Por Vicente Matta.

Leer el diario robado en la cama luego del almuerzo y la caña. Ayer fue Queens of the Stone Age. Suena el teléfono: El cambio de horario. Mierda. A correr a la micro. Atrasado. Dónde quedaba el Teatro Municipal, recuérdalo. Correr por las calles. Atravesar las puertas, cortar el ticket 10 minutos ya comenzada la función. A mi asiento escoltado por una gentil dama de uniforme rojo y a sentarme, sin hacer el menor ruido, y ahí, Philip Glass, frente al piano de cola ahora suyo, bajo el spotlight fílmico. Calma. Ya estoy dentro.

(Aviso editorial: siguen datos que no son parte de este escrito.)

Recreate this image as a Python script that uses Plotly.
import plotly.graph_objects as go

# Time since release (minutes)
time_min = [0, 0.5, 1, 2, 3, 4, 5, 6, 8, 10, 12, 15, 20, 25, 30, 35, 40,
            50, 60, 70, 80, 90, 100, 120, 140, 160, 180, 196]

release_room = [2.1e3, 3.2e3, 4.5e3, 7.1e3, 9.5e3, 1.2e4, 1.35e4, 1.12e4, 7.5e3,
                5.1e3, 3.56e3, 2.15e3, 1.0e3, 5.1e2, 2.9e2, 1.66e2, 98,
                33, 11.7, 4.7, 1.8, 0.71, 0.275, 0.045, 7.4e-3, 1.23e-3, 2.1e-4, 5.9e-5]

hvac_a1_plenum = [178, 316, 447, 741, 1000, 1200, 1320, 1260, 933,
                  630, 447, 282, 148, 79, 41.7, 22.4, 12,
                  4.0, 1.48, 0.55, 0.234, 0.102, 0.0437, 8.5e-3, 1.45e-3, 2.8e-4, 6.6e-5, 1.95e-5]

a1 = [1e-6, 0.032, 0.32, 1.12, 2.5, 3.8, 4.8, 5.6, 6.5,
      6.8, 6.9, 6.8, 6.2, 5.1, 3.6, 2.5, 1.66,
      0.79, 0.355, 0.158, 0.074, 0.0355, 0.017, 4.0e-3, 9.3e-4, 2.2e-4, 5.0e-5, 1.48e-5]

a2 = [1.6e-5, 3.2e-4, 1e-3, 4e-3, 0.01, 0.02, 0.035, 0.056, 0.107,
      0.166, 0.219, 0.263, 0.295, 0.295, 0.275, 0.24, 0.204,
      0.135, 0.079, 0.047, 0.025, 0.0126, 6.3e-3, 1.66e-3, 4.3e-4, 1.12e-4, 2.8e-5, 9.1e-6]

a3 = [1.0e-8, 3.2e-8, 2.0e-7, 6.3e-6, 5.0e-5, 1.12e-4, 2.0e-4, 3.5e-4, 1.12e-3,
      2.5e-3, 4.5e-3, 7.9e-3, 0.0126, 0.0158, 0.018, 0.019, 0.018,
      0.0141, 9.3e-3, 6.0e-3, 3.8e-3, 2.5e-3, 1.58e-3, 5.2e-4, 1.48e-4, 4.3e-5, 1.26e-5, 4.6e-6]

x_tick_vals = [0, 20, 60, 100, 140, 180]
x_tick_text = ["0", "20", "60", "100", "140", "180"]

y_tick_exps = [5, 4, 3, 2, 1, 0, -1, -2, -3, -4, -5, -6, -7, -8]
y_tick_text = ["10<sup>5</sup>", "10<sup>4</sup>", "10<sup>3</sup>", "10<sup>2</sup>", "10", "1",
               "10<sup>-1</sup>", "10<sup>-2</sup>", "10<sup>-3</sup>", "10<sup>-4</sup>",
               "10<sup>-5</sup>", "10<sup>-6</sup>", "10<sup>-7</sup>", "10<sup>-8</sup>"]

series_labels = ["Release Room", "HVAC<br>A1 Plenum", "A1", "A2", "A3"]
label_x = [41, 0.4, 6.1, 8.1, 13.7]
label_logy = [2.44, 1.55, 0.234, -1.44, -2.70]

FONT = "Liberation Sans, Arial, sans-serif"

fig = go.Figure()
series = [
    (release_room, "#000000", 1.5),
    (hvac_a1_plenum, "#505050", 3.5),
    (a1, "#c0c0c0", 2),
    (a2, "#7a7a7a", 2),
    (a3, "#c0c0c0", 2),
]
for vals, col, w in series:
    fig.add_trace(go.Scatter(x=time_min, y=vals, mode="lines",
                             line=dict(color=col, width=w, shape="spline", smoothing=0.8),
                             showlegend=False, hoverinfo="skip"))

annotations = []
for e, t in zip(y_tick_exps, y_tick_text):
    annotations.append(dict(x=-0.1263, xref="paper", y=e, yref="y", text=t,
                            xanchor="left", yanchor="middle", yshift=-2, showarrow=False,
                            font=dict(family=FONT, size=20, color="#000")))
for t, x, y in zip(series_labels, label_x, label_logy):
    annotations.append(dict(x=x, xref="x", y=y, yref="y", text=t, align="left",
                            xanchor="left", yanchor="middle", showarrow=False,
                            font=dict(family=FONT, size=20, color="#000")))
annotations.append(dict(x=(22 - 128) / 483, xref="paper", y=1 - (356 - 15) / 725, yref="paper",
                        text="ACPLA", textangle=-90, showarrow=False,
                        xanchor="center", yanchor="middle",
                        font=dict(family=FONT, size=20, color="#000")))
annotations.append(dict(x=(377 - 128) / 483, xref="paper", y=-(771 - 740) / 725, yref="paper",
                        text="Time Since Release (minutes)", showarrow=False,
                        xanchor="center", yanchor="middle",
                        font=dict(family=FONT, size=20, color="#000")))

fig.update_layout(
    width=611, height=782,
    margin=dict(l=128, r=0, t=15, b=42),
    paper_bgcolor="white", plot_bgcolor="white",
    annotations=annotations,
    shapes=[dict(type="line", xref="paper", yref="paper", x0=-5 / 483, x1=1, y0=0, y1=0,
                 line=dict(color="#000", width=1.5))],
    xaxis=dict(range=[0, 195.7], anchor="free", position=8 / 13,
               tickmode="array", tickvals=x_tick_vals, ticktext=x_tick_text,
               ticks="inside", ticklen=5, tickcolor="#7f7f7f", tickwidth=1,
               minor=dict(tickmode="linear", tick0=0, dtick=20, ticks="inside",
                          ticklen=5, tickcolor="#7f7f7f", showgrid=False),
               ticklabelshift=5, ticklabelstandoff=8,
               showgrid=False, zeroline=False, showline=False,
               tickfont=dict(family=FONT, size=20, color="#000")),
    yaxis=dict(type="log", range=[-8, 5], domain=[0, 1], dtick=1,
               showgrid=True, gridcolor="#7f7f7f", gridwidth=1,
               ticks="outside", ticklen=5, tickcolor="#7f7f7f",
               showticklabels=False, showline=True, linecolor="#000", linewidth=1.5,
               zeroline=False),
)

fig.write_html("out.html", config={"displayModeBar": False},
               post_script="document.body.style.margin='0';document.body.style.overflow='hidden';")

Intimidad. Cercanía. Emoción. El maestro retraía incesantes oleadas de melodías componiendo imágenes que sólo crecían para hacerse más fuertes, más intensas. Nosotros sentados como si estuviésemos espiándolo por alguna ventana hacia su estudio, hacia su intimidad, conmovidos por su fuerza, mirándolo crear, abstraído y último. Completo. Escuchando absortos en un implacable silencio, todos dentro de la boca del lobo. La distancia entre el compositor y el público se reducía a una velocidad increíble. Osmosis. El privilegio de escuchar al creador de composiciones tan conmovedoras como poderosas en su voluntad, fue una ilusión cumplida para los que conocemos su obra. La incontrolable energía inundaba el lugar y las lágrimas involuntarias de los presentes acusaban el compromiso y la empatía. Un despliegue de música docta en su plano más contemporáneo y febril fue Philip Glass esa noche: el retrato hacia una dulce angustia sentida por la imagen de lo que se ha perdido y que sigue estando ahí aún, latiendo.

Los que decidimos entrar en ese espacio total, todos quienes tuvimos la suerte de atravesar esta experiencia junto a la de Queens of the Stone Age, junto a la de Rage – en un fin de semana demencial-, no notamos la diferencia ni en intensidad, ni en nivel de pasión, ni en relación a la fuerza vital emitida al evaluar el poder de estas composiciones en vivo. Pero debo dejar algo en claro: los que fuimos a Philip Glass, a diferencia del resto, salimos distintos.